Mossberg had asked Jobs at the conference whether he thought the tablet would succeed the laptop
. Jobs asserted that it would, saying that "the PC has taken us a long ways,” and "the PC is brilliant" but that "we like to talk about the post-PC era." Jobs allowed, however, that "the transformation of PC to new form factors like the tablet is going to make some people uneasy... it's uncomfortable," he said. The closed nature of the iPhone OS has led many - such as Adobe's Kevin Lynch
- to complain about the "walled garden" Apple has created, with its many restrictions when compared to general purpose PCs.
Steve Jobs and Steve Wozniak started selling one of the very first personal computers worth the name
back in 1976. The 1.023 MHz Apple I with 4 kb RAM was little more than a bare motherboard: you had to add input (a keyboard), output (a TV), storage (a cassette tape recorder) and program it in BASIC. Computers have, of course, gotten many orders of magnitude more powerful, and simple enough to use that everyone from young kids to old folks can do basic things like email and Web browsing. But computers do still require at least a modicum of technical know-how to live with: everyone who reads this site has probably had the experience of having to help someone - often a frustrated or panicked someone - troubleshoot a PC problem.

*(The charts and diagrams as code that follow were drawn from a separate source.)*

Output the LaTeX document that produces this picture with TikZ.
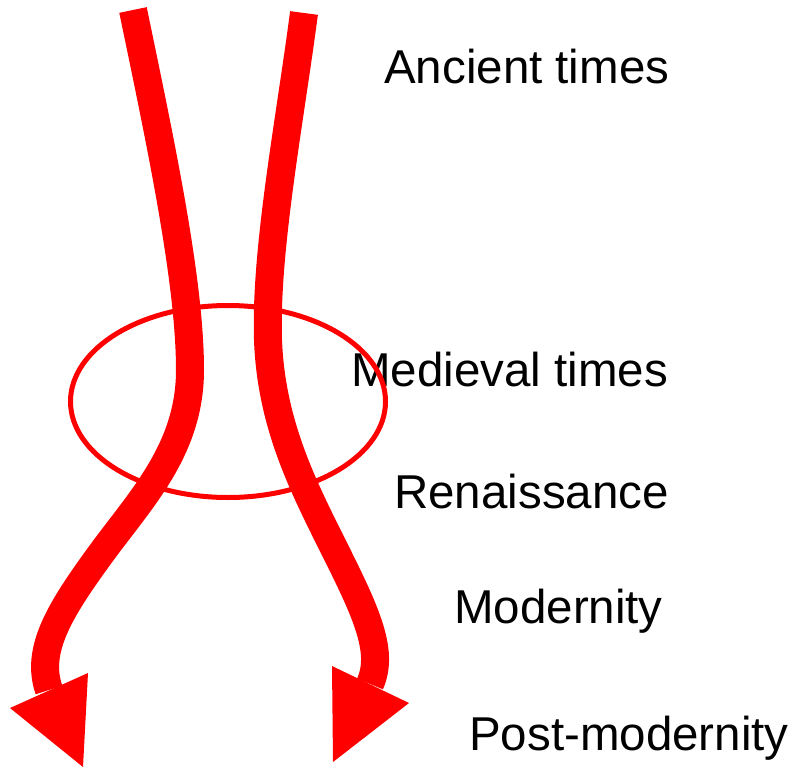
\documentclass[tikz,border=0pt]{standalone}
\usepackage{fontspec}
\setmainfont{Liberation Sans}
\definecolor{pured}{RGB}{255,0,0}
\begin{document}
\begin{tikzpicture}[x=1pt,y=-1pt,
  stem/.style={draw=pured,line width=28pt,line cap=butt},
  head/.style={fill=pured,draw=none},
  era/.style={anchor=base west,inner sep=0pt,font=\fontsize{47.5}{50}\selectfont}]
\useasboundingbox (0,0) rectangle (795,768);
% streams
\draw[stem] (133,10) .. controls (160,140) and (190,280) .. (190,370)
  .. controls (190,450) and (140,500) .. (100,555)
  .. controls (60,610) and (35,650) .. (49,690);
\fill[head] (10,708) -- (88,673) -- (83,767) -- cycle;
\draw[stem] (304,13) .. controls (290,120) and (265,250) .. (268,340)
  .. controls (271,420) and (300,480) .. (330,540)
  .. controls (365,610) and (385,650) .. (370,684);
\fill[head] (332,666) -- (409,703) -- (333,762) -- cycle;
% labels
\node[era] (ancient) at (384,83) {Ancient times};
\node[era] (medieval) at (351,386) {Medieval times};
\node[era] (renaissance) at (394,508) {Renaissance};
\node[era] (modernity) at (454,623) {Modernity};
\node[era] (postmodernity) at (469,750) {Post-modernity};
% ellipse
\draw[pured,line width=5pt] (228,401.5) ellipse [x radius=157.5, y radius=96];
\end{tikzpicture}
\end{document}
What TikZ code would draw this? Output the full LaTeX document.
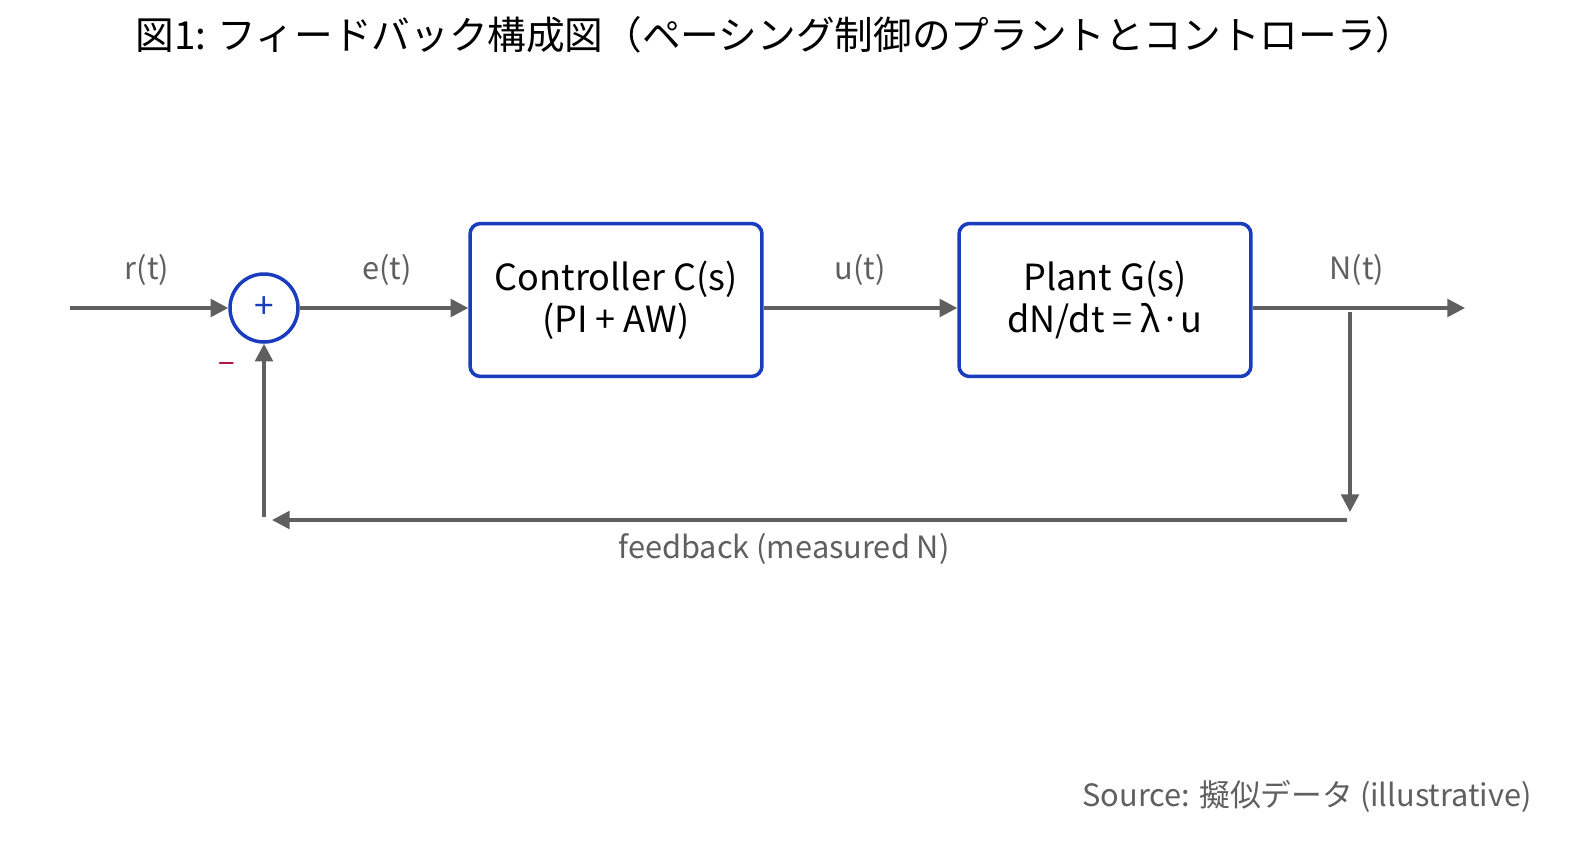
\documentclass[tikz,border=0pt]{standalone}
\usepackage{fontspec}
\setmainfont{Noto Sans CJK JP}
\usetikzlibrary{positioning,arrows.meta}
\definecolor{boxblue}{HTML}{1A3CBF}
\definecolor{wire}{HTML}{5F5F5F}
\definecolor{minusred}{HTML}{B0174A}
\tikzset{
  blk/.style={draw=boxblue,line width=2pt,rounded corners=6pt,minimum width=5.84cm,minimum height=3.06cm,align=center,font=\fontsize{20.5}{24}\selectfont,inner sep=0pt},
  sumnode/.style={circle,draw=boxblue,line width=2pt,minimum size=1.36cm,inner sep=0pt,text=boxblue,font=\fontsize{20}{20}\selectfont},
  sig/.style={draw=wire,line width=2pt,-{Triangle[length=10pt,width=10pt]}},
  lbl/.style={text=wire,font=\fontsize{17.5}{17.5}\selectfont,inner sep=0pt},
}
\begin{document}
\begin{tikzpicture}[x=0.02cm,y=-0.02cm]
        \useasboundingbox (0,0) rectangle (1589,842);
        % title
        \node (title) at (775,35) {\fontsize{22}{22}\selectfont 図1: フィードバック構成図（ペーシング制御のプラントとコントローラ）};
        % blocks
        \node[sumnode] (sum) at (264,308) {+};
        \node[blk] (ctrl) at (616,300) {Controller C(s)\\(PI + AW)};
        \node[blk] (plant) at (1105,300) {Plant G(s)\\dN/dt = \textit{λ}·u};
        \coordinate (in) at (70,308);
        \coordinate (out) at (1465,308);
        \coordinate (tap) at (1350,312);
        \coordinate (tapd) at (1350,512);
        \coordinate (fbr) at (1347,520);
        \coordinate (fbl) at (272,520);
        \coordinate (up) at (264,517);
        % signals
        \draw[sig] (in) -- (sum);
        \draw[sig] (sum) -- (sum -| ctrl.west);
        \draw[sig] (ctrl.east |- sum) -- (plant.west |- sum);
        \draw[sig] (plant.east |- sum) -- (out);
        \draw[sig] (tap) -- (tapd);
        \draw[sig] (fbr) -- (fbl);
        \draw[sig] (up) -- (sum);
        % labels
        \node[lbl] (lr) at (147,270) {r(t)};
        \node[lbl] (le) at (387,270) {e(t)};
        \node[lbl] (lu) at (860,270) {u(t)};
        \node[lbl] (lN) at (1357,270) {N(t)};
        \node[text=minusred,font=\fontsize{17}{17}\selectfont] (minus) at (227,368) {−};
        \node[lbl] (lfb) at (784,549) {feedback (measured N)};
        \node[lbl,anchor=east] (src) at (1532,796) {Source: 擬似データ (illustrative)};
\end{tikzpicture}
\end{document}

Unjailbroken iPhones and iPads, on the other hand, are more or less appliances
. They do a few things well, and for the most part behave in a predictable manner. That's because hardware and software are rigidly controlled, marching lockstep through a very limited state machine, to the point that it's actually pretty hard to crash a stock iPhone. Not impossible
, obviously, but harder than it would be to crash a Dell laptop or jailbroken 3G.

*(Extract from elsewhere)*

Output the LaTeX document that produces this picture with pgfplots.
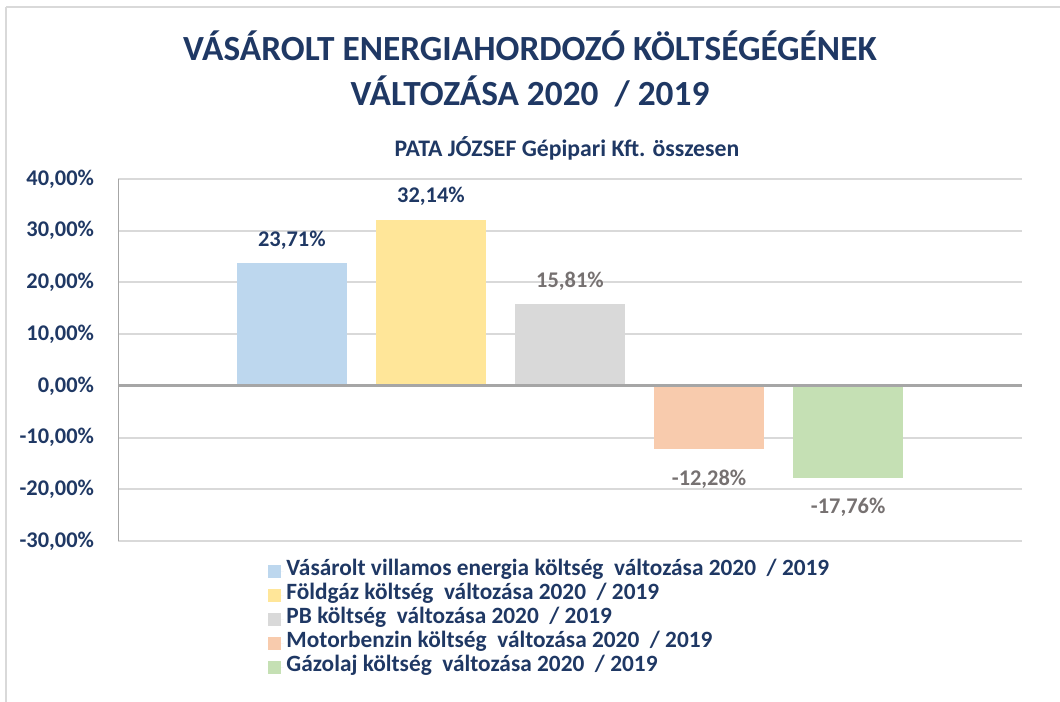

This is the "walled garden:" a closed system that's completely under the control of the system's designers. To most of us who understand how to manipulate the tools we use, enjoy it to a greater or lesser degree, and most importantly need
the power and flexibility that general-purpose computing devices offer, the walled garden is a kind of... well, a jail
. But to non-technical users like my retired mom, a walled garden seems like a nice place. iPhone dev Neven Mrgan looks at the walled garden metaphor
and likens it to actual
walled gardens like the Portland Japanese Garden, which he notes is "closed and carefully managed" because "the garden is meant to create and foster a certain tranquil mindset." Though it may not be for everybody, he implies, there are alternative places for people to go who want a less controlling environment: "freer alternatives such as community gardens and city parks."
But busy people who just want to check out last night's scores and maybe update their Facebook status might be fine hanging out in their little walled gardens. And, you know what: maybe that is
a good thing. My free tech-support hours are going to diminish (not that I hate helping friends out, but I wouldn't mind fewer emergency calls). Even Steve Jobs allows that folks like us "are still going to be around..." we're just "going to be one out of x
people." And that's not altogether bad: those x
people being in the garden leave more room for the rest of us in the park.